Breaking the Liar’s Dilemma
Throughout this whole process, I would constantly explain to my team that your actions should all depend upon your judge. If the boss is your judge, do as he tells you to do. If the IG or Congress will be your judge, act so as to impress them. On the otherhand, if anticipate that God will be your judge, then don’t worry about the boss, the IG, or Congress: focus your life on pleasing God.
What about the liar’s dilemma?
Jesus provides some clear guidance:
Therefore take no thought, saying, What shall we eat? or, What shall we drink? or, Wherewithal shall we be clothed? (For after all these things do the Gentiles seek:) for your heavenly Father knoweth that ye have need of all these things. But seek ye first the kingdom of God, and his righteousness; and all these things shall be added unto you. Take therefore no thought for the morrow: for the morrow shall take thought for the things of itself. Sufficient unto the day is the evil thereof. (Matt 6:31-34)

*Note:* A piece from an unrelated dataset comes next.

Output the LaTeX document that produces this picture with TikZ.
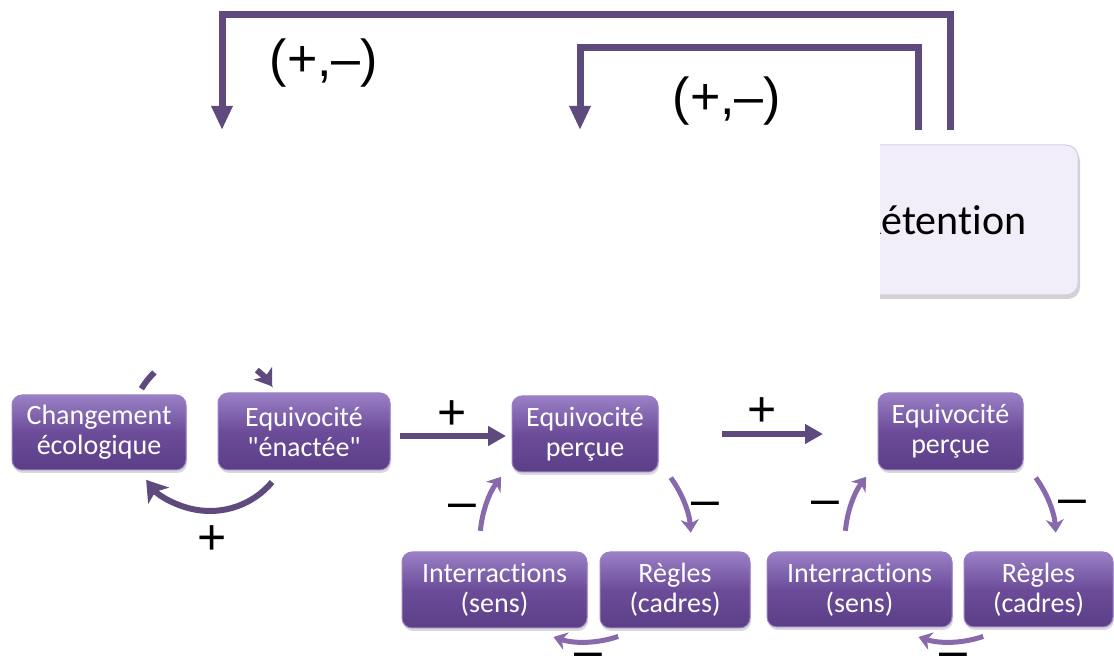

Indeed, this guidance breaks the trap of the liar’s dilemma. In this verse, Jesus promises that God will provide and all we need to do is to “seek first the kingdom of God”. The big problem with the liar’s dilemma is that those caught within it believe that their life will be worse, if not even destroyed, if they do not lie. Yet for those willing to trust Jesus at His word, they will learn that this is never the case.
I read these verses many times during my work on this project.
Yes, I have left that job and that twisted work environment. No, I am not making the “big bucks” today, but I did manage to leave with my integrity. Thanks be to God.
Better is the poor that walketh in his integrity, than he that is perverse in his lips, and is a fool.